L’unico messaggio che arriva dai genitori del diciottenne che il cielo ha chiamato a sé ha la forza di essere destinato agli altri. Suonando talmente potente da struggere: il loro pensiero va a chi ha ricevuto i suoi organi e a chi li riceverà, nella speranza che ogni intervento vada per il meglio. Il dono di Alessandro, che il destino ha voluto scrivere nella storia di questo Natale, è allora il dono di una comunità intera. Non c’è retorica, o se c’è è inevitabile: il miracolo di una vita che continua anche nella morte è la sola mano capace di tenere ben saldo in sella chi ora piange lacrime senza altra, possibile, consolazione.
In sella bisogna stare perché in sella viveva Alessandro. Non solo quando correva nelle gare che lo hanno visto vincente protagonista in una carriera giovanile iniziata nel 2004 con il Velo Club, proseguita poi nella SC Fagnano Nuova e in procinto di trasformarsi in dirigenziale (avrebbe fatto il direttore sportivo, insegnando ai bimbi l’arte e la gioia della fatica).
Sandro usava sempre la bici, la utilizzava per andare in oratorio, per spostarsi con il suo gruppo di amici, per percorrere i sentieri della sua giovinezza. Le due ruote erano una passione nata quasi come diritto di suolo: pensi a Cassano Magnago e ti viene in mente , il figlio più illustre di questa cittadina del Varesotto. L’idolo di Alessandro. Si conoscevano come succede in quelle favole in cui il campione è un essere umano che vive tra la sua gente: Ivan per Alessandro Giani non era una semplice foto da tenere sul comodino, anche se era bellissimo guardarlo attraverso di essa; non era solo un esempio di virtù e bravura sui pedali, quelli su cui anche Alessandro si alzava, forte di una struttura fisica non dissimile da quella di Ivan (alto, longilineo, non per questo poco potente). Era un amico. Ed amico è stato in queste ore strazianti, vicino alla famiglia con chiamate e messaggi costanti che si sono uniti a quelli di un paese intero. Scioccato, incredulo, commosso. Spaesato.
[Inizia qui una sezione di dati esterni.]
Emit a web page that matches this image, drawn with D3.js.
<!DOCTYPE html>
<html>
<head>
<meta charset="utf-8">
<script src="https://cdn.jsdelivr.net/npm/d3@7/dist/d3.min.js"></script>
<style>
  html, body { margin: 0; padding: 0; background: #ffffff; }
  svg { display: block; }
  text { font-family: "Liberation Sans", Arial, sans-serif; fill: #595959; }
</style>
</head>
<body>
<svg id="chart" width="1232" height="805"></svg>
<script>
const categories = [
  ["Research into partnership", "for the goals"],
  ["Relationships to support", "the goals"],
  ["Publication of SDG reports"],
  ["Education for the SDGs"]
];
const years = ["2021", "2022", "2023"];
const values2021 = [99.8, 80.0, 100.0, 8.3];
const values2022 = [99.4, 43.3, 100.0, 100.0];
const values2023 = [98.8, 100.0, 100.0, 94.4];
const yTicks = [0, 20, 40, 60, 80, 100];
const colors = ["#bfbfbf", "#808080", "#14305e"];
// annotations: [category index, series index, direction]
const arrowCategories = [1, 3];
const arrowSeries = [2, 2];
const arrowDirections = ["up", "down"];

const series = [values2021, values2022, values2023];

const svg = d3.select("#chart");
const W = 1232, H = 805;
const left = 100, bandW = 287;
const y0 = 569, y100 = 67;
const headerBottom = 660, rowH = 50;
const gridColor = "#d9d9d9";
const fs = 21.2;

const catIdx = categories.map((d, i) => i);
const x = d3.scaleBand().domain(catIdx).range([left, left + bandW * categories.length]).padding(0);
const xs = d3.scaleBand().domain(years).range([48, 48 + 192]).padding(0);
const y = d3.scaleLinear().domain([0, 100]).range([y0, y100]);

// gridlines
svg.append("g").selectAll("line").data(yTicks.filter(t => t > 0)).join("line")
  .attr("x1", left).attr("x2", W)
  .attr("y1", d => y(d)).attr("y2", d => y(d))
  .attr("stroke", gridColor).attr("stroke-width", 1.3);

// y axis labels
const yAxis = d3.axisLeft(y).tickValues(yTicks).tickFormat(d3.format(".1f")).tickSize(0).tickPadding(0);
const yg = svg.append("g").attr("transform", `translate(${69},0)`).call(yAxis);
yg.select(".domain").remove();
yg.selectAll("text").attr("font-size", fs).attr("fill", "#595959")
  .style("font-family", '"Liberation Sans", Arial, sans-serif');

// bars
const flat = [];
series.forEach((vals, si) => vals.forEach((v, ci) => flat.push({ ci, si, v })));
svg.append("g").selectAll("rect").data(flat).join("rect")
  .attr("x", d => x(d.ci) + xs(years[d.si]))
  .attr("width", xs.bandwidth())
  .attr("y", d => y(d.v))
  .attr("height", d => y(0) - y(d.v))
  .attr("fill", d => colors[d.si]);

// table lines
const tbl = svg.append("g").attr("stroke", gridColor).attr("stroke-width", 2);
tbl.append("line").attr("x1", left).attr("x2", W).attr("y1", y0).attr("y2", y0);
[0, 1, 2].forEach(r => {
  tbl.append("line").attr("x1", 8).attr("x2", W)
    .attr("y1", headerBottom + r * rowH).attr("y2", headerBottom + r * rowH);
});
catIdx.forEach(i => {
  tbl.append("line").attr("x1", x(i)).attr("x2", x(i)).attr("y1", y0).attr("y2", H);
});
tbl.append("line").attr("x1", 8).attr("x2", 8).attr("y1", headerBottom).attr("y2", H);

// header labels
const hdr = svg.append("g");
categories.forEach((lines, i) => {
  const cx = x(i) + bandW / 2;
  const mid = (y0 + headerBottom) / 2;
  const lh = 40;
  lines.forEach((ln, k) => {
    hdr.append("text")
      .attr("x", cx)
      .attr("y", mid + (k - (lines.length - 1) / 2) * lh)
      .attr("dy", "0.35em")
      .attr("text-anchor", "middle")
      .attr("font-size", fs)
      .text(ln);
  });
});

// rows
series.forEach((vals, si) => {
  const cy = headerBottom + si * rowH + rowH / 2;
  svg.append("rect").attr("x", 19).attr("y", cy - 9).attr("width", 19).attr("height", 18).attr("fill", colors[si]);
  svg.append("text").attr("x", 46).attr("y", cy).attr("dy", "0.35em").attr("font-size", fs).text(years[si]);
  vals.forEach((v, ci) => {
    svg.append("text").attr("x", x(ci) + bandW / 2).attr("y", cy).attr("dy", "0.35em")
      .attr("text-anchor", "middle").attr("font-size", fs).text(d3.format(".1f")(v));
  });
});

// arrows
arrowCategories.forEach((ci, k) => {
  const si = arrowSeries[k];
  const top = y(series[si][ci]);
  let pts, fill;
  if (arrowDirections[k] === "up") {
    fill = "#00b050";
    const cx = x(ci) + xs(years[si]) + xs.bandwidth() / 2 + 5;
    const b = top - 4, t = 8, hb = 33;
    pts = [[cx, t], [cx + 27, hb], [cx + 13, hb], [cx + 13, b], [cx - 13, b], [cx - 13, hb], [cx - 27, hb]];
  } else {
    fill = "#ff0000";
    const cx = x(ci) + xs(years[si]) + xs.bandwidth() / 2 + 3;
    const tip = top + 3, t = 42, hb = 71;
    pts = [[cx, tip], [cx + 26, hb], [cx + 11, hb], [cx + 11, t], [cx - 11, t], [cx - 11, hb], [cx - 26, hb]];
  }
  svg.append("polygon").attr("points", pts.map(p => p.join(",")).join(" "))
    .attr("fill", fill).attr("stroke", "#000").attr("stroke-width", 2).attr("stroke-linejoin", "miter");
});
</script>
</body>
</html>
Ieri sera c’è stato il rosario in suo ricordo. Ha sostituito lo spettacolo “Un’ora per la vita”, che ogni anno, proprio a Santo Stefano, i ragazzi di Cassano inscenano per beneficenza nel teatro dell’oratorio. Non una coincidenza, come non lo è stato l’espianto degli organi nel giorno di Natale: le ultime impronte di Alessandro in questo mondo terreno hanno profumato di vita come un fiore appena sbocciato a primavera. Di quelli meravigliosi che trovi quando si scioglie la neve, in montagna, appena dopo una salita.